The evidence and influence is stacked against us...here. There (and in this case There is Ecuador) we have two things going for us. First, it's different and not quite so bad culturally in many of the ways we believe the U.S. is. They just don't have the wealth to escape reality as we do. Not as much anyway. But it does, as any culture does, have its problems. But our second advantage is that it is foreign to us, or we are to it, as you like. And that, we have heard many families who have gone this route say, creates a stronger bond, a greater need for each other. Our daughter might still see a twelve-year-old walking down the street with her butt cheeks popping out of her shorts at every step while she talks on her mobile phone crossing a busy street. She might still see lots of them. But there she is much more likely to see that as an oddity (as she will likely see most things) rather than an aspiration.

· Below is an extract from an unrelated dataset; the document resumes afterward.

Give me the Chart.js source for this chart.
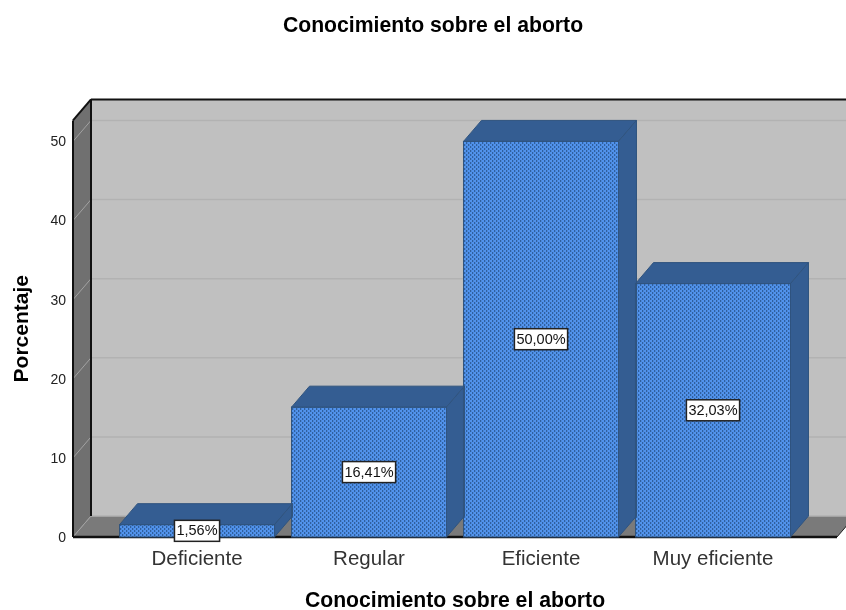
<!DOCTYPE html>
<html>
<head>
<meta charset="utf-8">
<title>Conocimiento sobre el aborto</title>
<script src="https://cdn.jsdelivr.net/npm/chart.js@4"></script>
<style>
    body { margin: 0; background: #fff; overflow: hidden; }
    #wrap { width: 846px; height: 610px; }
</style>
</head>
<body>
<div id="wrap"><canvas id="myChart" width="846" height="610"></canvas></div>
<script>
const categories = ['Deficiente', 'Regular', 'Eficiente', 'Muy eficiente'];
const porcentajes = [1.56, 16.41, 50.00, 32.03];
const chartTitle = 'Conocimiento sobre el aborto';
const yTitle = 'Porcentaje';

// how far the back wall sits from the front plane, in px
const depthX = 18;
const depthY = 21;
const fontName = '"Liberation Sans", Arial, sans-serif';

function dotPattern() {
    const c = document.createElement('canvas');
    c.width = 4;
    c.height = 4;
    const p = c.getContext('2d');
    p.fillStyle = '#5193ec';
    p.fillRect(0, 0, 4, 4);
    p.fillStyle = '#2f609f';
    p.fillRect(0, 0, 1, 2);
    p.fillRect(2, 2, 1, 2);
    p.fillStyle = '#4a85d6';
    p.fillRect(1, 0, 1, 2);
    p.fillRect(3, 2, 1, 2);
    return p.createPattern(c, 'repeat');
}

function poly(ctx, pts, fill, stroke) {
    ctx.beginPath();
    pts.forEach((pt, i) => i ? ctx.lineTo(pt[0], pt[1]) : ctx.moveTo(pt[0], pt[1]));
    ctx.closePath();
    if (fill) {
        ctx.fillStyle = fill;
        ctx.fill();
    }
    if (stroke) {
        ctx.strokeStyle = stroke;
        ctx.lineWidth = 1;
        ctx.stroke();
    }
}

function line(ctx, x1, y1, x2, y2, color, width) {
    ctx.beginPath();
    ctx.moveTo(x1, y1);
    ctx.lineTo(x2, y2);
    ctx.strokeStyle = color;
    ctx.lineWidth = width;
    ctx.stroke();
}

// back wall, left wall, floor and the grid on them
const walls = {
    id: 'walls',
    afterLayout(chart) {
        chart.titleBlock.left = 29;
    },
    beforeDatasetsDraw(chart) {
        const ctx = chart.ctx;
        const { left, right, top, bottom } = chart.chartArea;
        const dx = depthX, dy = depthY;
        ctx.save();
        poly(ctx, [[left + dx, top - dy], [right + dx, top - dy], [right + dx, bottom - dy], [left + dx, bottom - dy]], '#c0c0c0');
        poly(ctx, [[left, top], [left + dx, top - dy], [left + dx, bottom - dy], [left, bottom]], '#707070');
        poly(ctx, [[left, bottom], [left + dx, bottom - dy], [right + dx, bottom - dy], [right, bottom]], '#7a7a7a');
        chart.scales.y.ticks.forEach(t => {
            const y = chart.scales.y.getPixelForValue(t.value);
            line(ctx, left, y, left + dx, y - dy, '#a2a2a2', 1);
            line(ctx, left + dx, y - dy, right + dx, y - dy, '#b2b2b2', 1.5);
        });
        line(ctx, left + dx, top - dy, right + dx, top - dy, '#111', 2);
        line(ctx, left, top, left + dx, top - dy, '#111', 2);
        line(ctx, left + dx, top - dy, left + dx, bottom - dy, '#111', 2);
        line(ctx, left, top, left, bottom, '#111', 2);
        line(ctx, left, bottom, right, bottom, '#111', 2.5);
        line(ctx, right, bottom, right + dx, bottom - dy, '#222', 1);
        ctx.restore();
    },
    afterDatasetsDraw(chart) {
        const ctx = chart.ctx;
        ctx.save();
        chart.getDatasetMeta(0).data.forEach(bar => {
            const l = bar.x - bar.width / 2;
            const r = bar.x + bar.width / 2;
            const top = bar.y;
            const base = bar.base;
            poly(ctx, [[l, top], [l + depthX, top - depthY], [r + depthX, top - depthY], [r, top]], '#345d92', '#30547f');
            poly(ctx, [[r, top], [r + depthX, top - depthY], [r + depthX, base - depthY], [r, base]], '#345d92', '#30547f');
            ctx.strokeStyle = '#30547f';
            ctx.lineWidth = 1;
            ctx.strokeRect(l, top, bar.width, base - top);
        });
        ctx.restore();
    },
    afterDraw(chart) {
        // the value boxes go over everything, also over the axis line
        const ctx = chart.ctx;
        const y = chart.scales.y;
        ctx.save();
        ctx.font = '14.5px ' + fontName;
        ctx.textAlign = 'center';
        ctx.textBaseline = 'middle';
        chart.getDatasetMeta(0).data.forEach((bar, i) => {
            const txt = porcentajes[i].toFixed(2).replace('.', ',') + '%';
            const cy = y.getPixelForValue(porcentajes[i] / 2);
            const w = ctx.measureText(txt).width + 4;
            const h = 21;
            ctx.fillStyle = '#fff';
            ctx.fillRect(bar.x - w / 2, cy - h / 2, w, h);
            ctx.strokeStyle = '#222';
            ctx.lineWidth = 1.5;
            ctx.strokeRect(bar.x - w / 2, cy - h / 2, w, h);
            ctx.fillStyle = '#111';
            ctx.fillText(txt, bar.x, cy + 0.5);
        });
        ctx.restore();
    }
};

const ctx = document.getElementById('myChart').getContext('2d');
new Chart(ctx, {
    type: 'bar',
    data: {
        datasets: [{
            label: yTitle,
            data: porcentajes.map((v, i) => ({ x: i, y: v })),
            backgroundColor: dotPattern(),
            barThickness: 155
        }]
    },
    options: {
        responsive: false,
        animation: false,
        layout: { padding: { left: 10, right: 9, top: 0, bottom: 0 } },
        plugins: {
            legend: { display: false },
            tooltip: { enabled: false },
            title: {
                display: true,
                text: chartTitle,
                color: '#000',
                font: { family: fontName, size: 21.2, weight: 'bold' },
                padding: { top: 13, bottom: 82 }
            }
        },
        scales: {
            x: {
                type: 'linear',
                offset: false,
                min: -0.721,
                max: 3.721,
                afterBuildTicks: scale => { scale.ticks = categories.map((c, i) => ({ value: i })); },
                afterFit: scale => { scale.height = 73; },
                grid: { display: false, drawTicks: false },
                border: { display: false },
                ticks: {
                    callback: v => categories[v],
                    autoSkip: false,
                    maxRotation: 0,
                    padding: 10,
                    color: '#333',
                    font: { family: fontName, size: 20.5 }
                },
                title: {
                    display: true,
                    text: chartTitle,
                    color: '#000',
                    font: { family: fontName, size: 21.2, weight: 'bold' },
                    padding: { top: 0, bottom: -4 }
                }
            },
            y: {
                min: 0,
                max: 52.65,
                afterBuildTicks: scale => { scale.ticks = scale.ticks.filter(t => t.value % 10 === 0); },
                afterFit: scale => { scale.width = 63; },
                grid: { display: false, drawTicks: false },
                border: { display: false },
                ticks: {
                    stepSize: 10,
                    padding: 7,
                    labelOffset: 1,
                    color: '#222',
                    font: { family: fontName, size: 14 }
                },
                title: {
                    display: true,
                    text: yTitle,
                    color: '#000',
                    font: { family: fontName, size: 21, weight: 'bold' },
                    padding: { top: 0, bottom: 0 }
                }
            }
        }
    },
    plugins: [walls]
});
</script>
</body>
</html>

Or at least that's the bet.
But I have recently found a quote from Kurt Vonnegut that says very well what I seem to have trouble saying to people, at least so that they get it.
And it is...
"I've often thought there ought to be a manual to hand to little kids, telling them what kind of planet they're on, why they don't fall off, how much time they've probably got here, how to avoid poison ivy, and so on...and one thing I would really like to tell them about is cultural relativity. I didn't learn until I was in college about all the other cultures, and I should have learned that in the first grade. A first grader should understand that his or her culture isn't a rational invention; that there are thousands of other cultures and they all work pretty well; that all cultures function on faith rather than truth; that there are lots of alternatives to our own society. Cultural relativity is defensible and attractive. It's also a source of hope. It means we don't have to continue this way if we don't like it."Thank you, Mr. V. And if you still don't get it, you're perfectly fine where you are: we'll send pictures.